• PROBLEM DESCRIPTION: Without including any pictures, write out the listing below exactly.

──────── DATA

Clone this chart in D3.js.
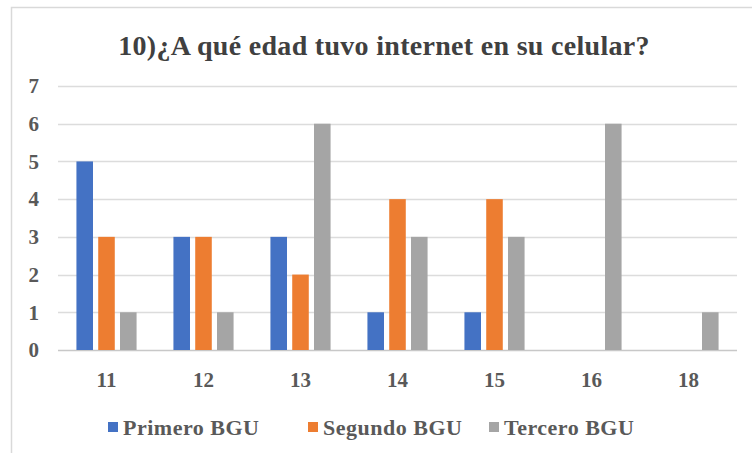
<!DOCTYPE html>
<html>
<head>
<meta charset="utf-8">
<script src="https://cdn.jsdelivr.net/npm/d3@7"></script>
<style>
  body { margin: 0; background: #fff; }
  #chart { font-family: "Liberation Serif", Tinos, "Times New Roman", Times, "Noto Serif", "DejaVu Serif", serif; font-weight: bold; }
</style>
</head>
<body>
<svg id="chart" width="752" height="453"></svg>
<script>
// chart values
const ages = ["11", "12", "13", "14", "15", "16", "18"];
const seriesNames = ["Primero BGU", "Segundo BGU", "Tercero BGU"];
const primero = [5, 3, 3, 1, 1, 0, 0];
const segundo = [3, 3, 2, 4, 4, 0, 0];
const tercero = [1, 1, 6, 3, 3, 6, 1];
const yTicks = [0, 1, 2, 3, 4, 5, 6, 7];
const colors = ["#4472C4", "#ED7D31", "#A5A5A5"];

const values = [primero, segundo, tercero];
const W = 752, H = 453;
const plot = {left: 58, right: 737, top: 86, bottom: 350};

const svg = d3.select("#chart");

// chart frame (only left/top edges show in the source)
svg.append("path")
    .attr("d", `M11.5,${H} V7.5 H${W}`)
    .attr("fill", "none")
    .attr("stroke", "#d9d9d9")
    .attr("stroke-width", 1.5);

svg.append("text")
    .attr("x", 384)
    .attr("y", 55)
    .attr("text-anchor", "middle")
    .attr("font-size", 28)
    .attr("letter-spacing", 0.3)
    .attr("fill", "#404040")
    .text("10)¿A qué edad tuvo internet en su celular?");

const y = d3.scaleLinear().domain([0, 7]).range([plot.bottom, plot.top]);
const x0 = d3.scaleBand().domain(ages).range([plot.left, plot.right])
    .paddingInner(0.38).paddingOuter(0.19);
const x1 = d3.scaleBand().domain(d3.range(seriesNames.length)).range([0, x0.bandwidth()])
    .paddingInner(0.24);

// gridlines
svg.append("g")
    .selectAll("line")
    .data(yTicks)
    .join("line")
    .attr("x1", plot.left)
    .attr("x2", plot.right)
    .attr("y1", d => Math.round(y(d)) + 0.5)
    .attr("y2", d => Math.round(y(d)) + 0.5)
    .attr("stroke", d => d === 0 ? "#c8c8c8" : "#dcdcdc")
    .attr("stroke-width", 1.5);

// y labels
svg.append("g")
    .selectAll("text")
    .data(yTicks)
    .join("text")
    .attr("x", 39)
    .attr("y", d => y(d))
    .attr("dy", "0.35em")
    .attr("text-anchor", "end")
    .attr("font-size", 21)
    .attr("fill", "#595959")
    .text(d => d);

// bars
const groups = svg.append("g")
    .selectAll("g")
    .data(ages)
    .join("g")
    .attr("transform", d => `translate(${x0(d)},0)`);

groups.selectAll("rect")
    .data((d, i) => values.map((s, k) => ({k, v: s[i]})))
    .join("rect")
    .attr("x", d => x1(d.k))
    .attr("width", x1.bandwidth())
    .attr("y", d => y(d.v))
    .attr("height", d => y(0) - y(d.v))
    .attr("fill", d => colors[d.k]);

// x labels
svg.append("g")
    .selectAll("text")
    .data(ages)
    .join("text")
    .attr("x", d => x0(d) + x0.bandwidth() / 2)
    .attr("y", 380)
    .attr("dy", "0.35em")
    .attr("text-anchor", "middle")
    .attr("font-size", 21)
    .attr("fill", "#595959")
    .text(d => d);

// legend
const legendX = [108, 308, 489];
const legend = svg.append("g")
    .selectAll("g")
    .data(seriesNames)
    .join("g")
    .attr("transform", (d, i) => `translate(${legendX[i]},427)`);

legend.append("rect")
    .attr("x", 0)
    .attr("y", -5)
    .attr("width", 10)
    .attr("height", 10)
    .attr("fill", (d, i) => colors[i]);

legend.append("text")
    .attr("x", 15)
    .attr("y", 0)
    .attr("dy", "0.35em")
    .attr("font-size", 22)
    .attr("letter-spacing", 0.5)
    .attr("fill", "#595959")
    .text(d => d);
</script>
</body>
</html>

────────────────

• SOLUTION:
Clone this chart in D3.js.
<!DOCTYPE html>
<html>
<head>
<meta charset="utf-8">
<script src="https://cdn.jsdelivr.net/npm/d3@7"></script>
<style>
  body { margin: 0; background: #fff; }
  #chart { font-family: "Liberation Serif", Tinos, "Times New Roman", Times, "Noto Serif", "DejaVu Serif", serif; font-weight: bold; }
</style>
</head>
<body>
<svg id="chart" width="752" height="453"></svg>
<script>
// chart values
const ages = ["11", "12", "13", "14", "15", "16", "18"];
const seriesNames = ["Primero BGU", "Segundo BGU", "Tercero BGU"];
const primero = [5, 3, 3, 1, 1, 0, 0];
const segundo = [3, 3, 2, 4, 4, 0, 0];
const tercero = [1, 1, 6, 3, 3, 6, 1];
const yTicks = [0, 1, 2, 3, 4, 5, 6, 7];
const colors = ["#4472C4", "#ED7D31", "#A5A5A5"];

const values = [primero, segundo, tercero];
const W = 752, H = 453;
const plot = {left: 58, right: 737, top: 86, bottom: 350};

const svg = d3.select("#chart");

// chart frame (only left/top edges show in the source)
svg.append("path")
    .attr("d", `M11.5,${H} V7.5 H${W}`)
    .attr("fill", "none")
    .attr("stroke", "#d9d9d9")
    .attr("stroke-width", 1.5);

svg.append("text")
    .attr("x", 384)
    .attr("y", 55)
    .attr("text-anchor", "middle")
    .attr("font-size", 28)
    .attr("letter-spacing", 0.3)
    .attr("fill", "#404040")
    .text("10)¿A qué edad tuvo internet en su celular?");

const y = d3.scaleLinear().domain([0, 7]).range([plot.bottom, plot.top]);
const x0 = d3.scaleBand().domain(ages).range([plot.left, plot.right])
    .paddingInner(0.38).paddingOuter(0.19);
const x1 = d3.scaleBand().domain(d3.range(seriesNames.length)).range([0, x0.bandwidth()])
    .paddingInner(0.24);

// gridlines
svg.append("g")
    .selectAll("line")
    .data(yTicks)
    .join("line")
    .attr("x1", plot.left)
    .attr("x2", plot.right)
    .attr("y1", d => Math.round(y(d)) + 0.5)
    .attr("y2", d => Math.round(y(d)) + 0.5)
    .attr("stroke", d => d === 0 ? "#c8c8c8" : "#dcdcdc")
    .attr("stroke-width", 1.5);

// y labels
svg.append("g")
    .selectAll("text")
    .data(yTicks)
    .join("text")
    .attr("x", 39)
    .attr("y", d => y(d))
    .attr("dy", "0.35em")
    .attr("text-anchor", "end")
    .attr("font-size", 21)
    .attr("fill", "#595959")
    .text(d => d);

// bars
const groups = svg.append("g")
    .selectAll("g")
    .data(ages)
    .join("g")
    .attr("transform", d => `translate(${x0(d)},0)`);

groups.selectAll("rect")
    .data((d, i) => values.map((s, k) => ({k, v: s[i]})))
    .join("rect")
    .attr("x", d => x1(d.k))
    .attr("width", x1.bandwidth())
    .attr("y", d => y(d.v))
    .attr("height", d => y(0) - y(d.v))
    .attr("fill", d => colors[d.k]);

// x labels
svg.append("g")
    .selectAll("text")
    .data(ages)
    .join("text")
    .attr("x", d => x0(d) + x0.bandwidth() / 2)
    .attr("y", 380)
    .attr("dy", "0.35em")
    .attr("text-anchor", "middle")
    .attr("font-size", 21)
    .attr("fill", "#595959")
    .text(d => d);

// legend
const legendX = [108, 308, 489];
const legend = svg.append("g")
    .selectAll("g")
    .data(seriesNames)
    .join("g")
    .attr("transform", (d, i) => `translate(${legendX[i]},427)`);

legend.append("rect")
    .attr("x", 0)
    .attr("y", -5)
    .attr("width", 10)
    .attr("height", 10)
    .attr("fill", (d, i) => colors[i]);

legend.append("text")
    .attr("x", 15)
    .attr("y", 0)
    .attr("dy", "0.35em")
    .attr("font-size", 22)
    .attr("letter-spacing", 0.5)
    .attr("fill", "#595959")
    .text(d => d);
</script>
</body>
</html>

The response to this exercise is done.